Lawyer: Seized East Timor Documents Could Harm Australian Security
AMSTERDAM, Jan 21 (Reuters) - Australia rejected on Tuesday East Timor's demand that it return seized documents, arguing they may threaten its national security in a case relating to their negotiations over oil and gas reserves worth tens of billions of dollars.
Lawyers made the claim on the second day of hearings at the International Court of Justice (ICJ) in The Hague in a complex legal case pitting Australia against its tiny, newly independent southeast Asian neighbour East Timor, also known as Timor Leste.
East Timor wants the ICJ to order the return of the confidential documents, confiscated in a raid last month by Australia's domestic spy agency on the Canberra office of a lawyer representing the country.
Timor says the documents show Australia spied on it to gain the upper hand in talks about the large energy deposits that could transform the impoverished country's economic fortunes.
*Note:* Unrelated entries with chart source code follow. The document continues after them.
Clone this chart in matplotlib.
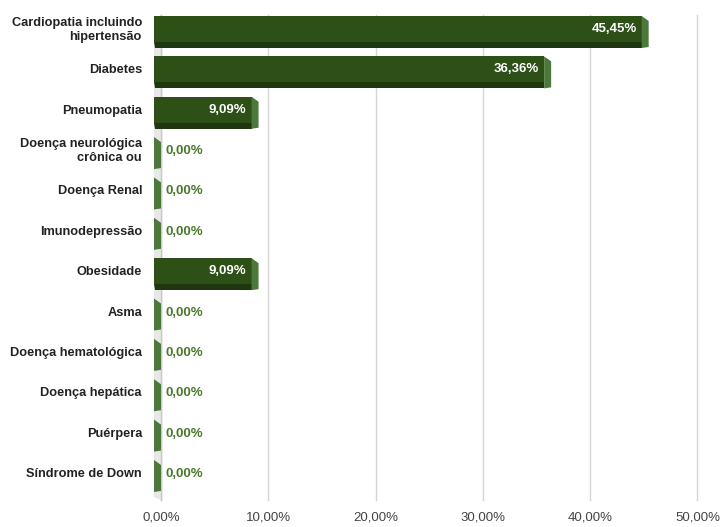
import matplotlib.pyplot as plt
from matplotlib.patches import Polygon

categorias = ['Cardiopatia incluindo\nhipertensão', 'Diabetes', 'Pneumopatia',
              'Doença neurológica\ncrônica ou', 'Doença Renal', 'Imunodepressão',
              'Obesidade', 'Asma', 'Doença hematológica', 'Doença hepática',
              'Puérpera', 'Síndrome de Down']
valores = [45.45, 36.36, 9.09, 0.0, 0.0, 0.0, 9.09, 0.0, 0.0, 0.0, 0.0, 0.0]
ticks = [0, 10, 20, 30, 40, 50]

W, H = 720, 527
fig = plt.figure(figsize=(W / 100, H / 100), dpi=100)
plt.rcParams['font.family'] = ['Liberation Sans', 'DejaVu Sans']

# axes placement in pixels
px_l, px_r, px_t, px_b = 140, 715, 0, 505
ax = fig.add_axes([px_l / W, 1 - px_b / H, (px_r - px_l) / W, (px_b - px_t) / H])

sx = 10.73   # px per 1 %
sy = 40.36   # px per row
x0px, y0px = 161, 30
ax.set_xlim((px_l - x0px) / sx, (px_r - x0px) / sx)
ax.set_ylim((px_b - y0px) / sy, (px_t - y0px) / sy)

def dx(p):
    return p / sx

def dy(p):
    return p / sy

frente = '#2d5016'
base = '#1e370f'
lado = '#4d783c'
verde_txt = '#4a7a2c'

# gridlines
g_top, g_bot = dy(15 - y0px), dy(500 - y0px)
for t in ticks:
    ax.plot([t, t], [g_top, g_bot], color='#d6d6d6', lw=1, zorder=1)

# left wall (3d)
parede = Polygon([(dx(-7), g_top + dy(5)), (0, g_top), (0, g_bot), (dx(-7), g_bot - dy(3))],
                 closed=True, facecolor='#e8e8e8', edgecolor='none', zorder=2)
ax.add_patch(parede)
ax.plot([0, 0], [g_top, g_bot], color='#c8c8c8', lw=1, zorder=2)

prof = dx(7)
for i, (cat, v) in enumerate(zip(categorias, valores)):
    top, fb, sb = i + dy(-14), i + dy(12), i + dy(18)
    fl, fr = -prof, v - prof
    if v > 0:
        ax.add_patch(Polygon([(fl, top), (fr, top), (fr, fb), (fl, fb)],
                             facecolor=frente, edgecolor='none', zorder=3))
        ax.add_patch(Polygon([(fl, fb), (fr, fb), (fr, sb), (fl + dx(1), sb)],
                             facecolor=base, edgecolor='none', zorder=3))
    ax.add_patch(Polygon([(fr, top), (fr + prof, top + dy(5)), (fr + prof, sb - dy(1)), (fr, sb)],
                         facecolor=lado, edgecolor='none', zorder=3))
    rot = ('%.2f%%' % v).replace('.', ',')
    if v > 5:
        ax.text(fr - dx(5), i - dy(1), rot, ha='right', va='center', color='white',
                fontsize=9.5, fontweight='bold', zorder=4)
    else:
        ax.text(dx(5), i, rot, ha='left', va='center', color=verde_txt,
                fontsize=9.5, fontweight='bold', zorder=4)
    ax.text(dx(142 - x0px), i, cat, ha='right', va='center', color='#222222',
            fontsize=9.2, fontweight='bold', linespacing=1.3)

ax.set_xticks(ticks)
ax.set_xticklabels([('%.2f%%' % t).replace('.', ',') for t in ticks], fontsize=9.5, color='#444444')
ax.tick_params(axis='x', length=0, pad=5)
ax.set_yticks([])
for s in ax.spines.values():
    s.set_visible(False)

fig.savefig('out.png', dpi=100)
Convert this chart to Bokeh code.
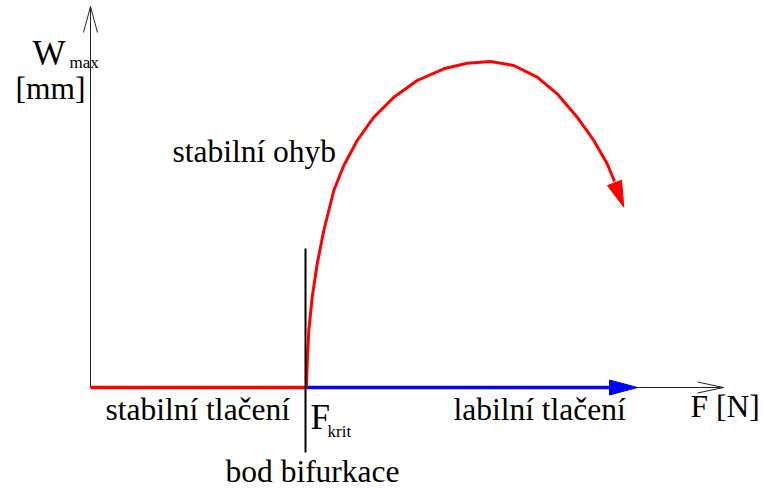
import numpy as np
from bokeh.plotting import figure
from bokeh.models import Range1d
from bokeh.core.properties import value
from bokeh.embed import file_html
from bokeh.resources import INLINE

# ---- data (diagram units: F to the right, W upward, origin at axes crossing)
F_krit = 216
F_axis_end = 633
W_axis_end = 381
F_blue_end = 547          # tip of blue arrow

# stable bending branch (red curve)
F_bend = [216, 216.7, 218.3, 221.7, 226.7, 233.3, 243.3, 253.3, 266.7, 283.3, 303.3,
          326.7, 353.3, 376.7, 400, 423.3, 446.7, 466.7, 486.7, 503.3, 516.7, 524]
W_bend = [0, 23.7, 57, 90.3, 123.7, 157, 197, 222, 247, 270.3, 290.3,
          307, 318.7, 324.3, 326, 322, 310.3, 293.7, 270.3, 247, 223.7, 206]
bend_tip = (533.3, 180.3)

# bifurcation marker
bif_F = 215
bif_W = [139, -65]

labels = ["stabilní ohyb", "stabilní tlačení", "labilní tlačení", "bod bifurkace", "F [N]", "[mm]"]
label_F = [82, 15, 363, 135, 600, -75]
label_W = [236, -22, -22, -84, -19, 299]

FONT = value("Liberation Serif")

p = figure(width=762, height=490, output_backend="svg", toolbar_location=None,
           x_range=Range1d(-90, 672), y_range=Range1d(-103, 387),
           min_border=0, outline_line_color=None)
p.axis.visible = False
p.grid.visible = False
p.background_fill_color = "white"
p.border_fill_color = "white"


def head(tip, base, length, half_w):
    tip = np.array(tip, float); base = np.array(base, float)
    d = tip - base
    d /= np.hypot(*d)
    n = np.array([-d[1], d[0]])
    b = tip - d * length
    return [tip, b + n * half_w, b - n * half_w]

# axes
p.line([0, F_axis_end], [0, 0], line_color="#222222", line_width=1)
p.line([0, 0], [0, W_axis_end], line_color="#222222", line_width=1)
for tip, base, hw in [((F_axis_end, 0), (0, 0), 5.5), ((0, W_axis_end), (0, 0), 7)]:
    a, b1, b2 = head(tip, base, 26, hw)
    p.multi_line([[b1[0], a[0]], [b2[0], a[0]]], [[b1[1], a[1]], [b2[1], a[1]]],
                 line_color="#222222", line_width=1)

# stable compression (red)
p.line([0, F_krit], [0, 0], line_color="red", line_width=3.5)
# unstable compression (blue) with arrow
h = head((F_blue_end, 0), (F_krit, 0), 28, 7.5)
p.line([F_krit, h[0][0] - 26], [0, 0], line_color="blue", line_width=3.5)
p.patch([q[0] for q in h], [q[1] for q in h], fill_color="blue", line_color="blue")

# stable bending curve (red) with arrow
p.line(F_bend, W_bend, line_color="red", line_width=3, line_join="round")
h = head(bend_tip, (F_bend[-2], W_bend[-2]), 26, 7.5)
p.patch([q[0] for q in h], [q[1] for q in h], fill_color="red", line_color="red")

# bifurcation vertical line
p.line([bif_F, bif_F], bif_W, line_color="black", line_width=2)

# labels
p.text(x=label_F, y=label_W, text=labels, text_font=FONT, text_font_size="31.5px",
       text_color="black", text_baseline="alphabetic", text_align="left")
p.text(x=[-58, 220], y=[334, -30], text=["W", "F"], text_font=FONT, text_font_size="35px",
       text_color="black", text_baseline="alphabetic", text_align="left")
p.text(x=[-21, 237], y=[325, -44], text=["max", "krit"], text_font=FONT, text_font_size="17px",
       text_color="black", text_baseline="alphabetic", text_align="left")

open("out.html", "w").write(file_html(p, INLINE))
"The materials of which Timor Leste asserts privilege may include written statements ... by a former (Australian intelligence) officer made to Timor Leste disclosing national security information," Australian lawyer Justin Gleeson said.
"Timor Leste seeks to prevent Australia from taking steps properly available to us under our domestic law to protect ourselves from a threat to security apparently posed by a disaffected former officer," he told the ICJ judges.
Gleeson added that East Timor had no legal right to expect that its official documents should be dealt with in a privileged fashion when they were on the territory of another state.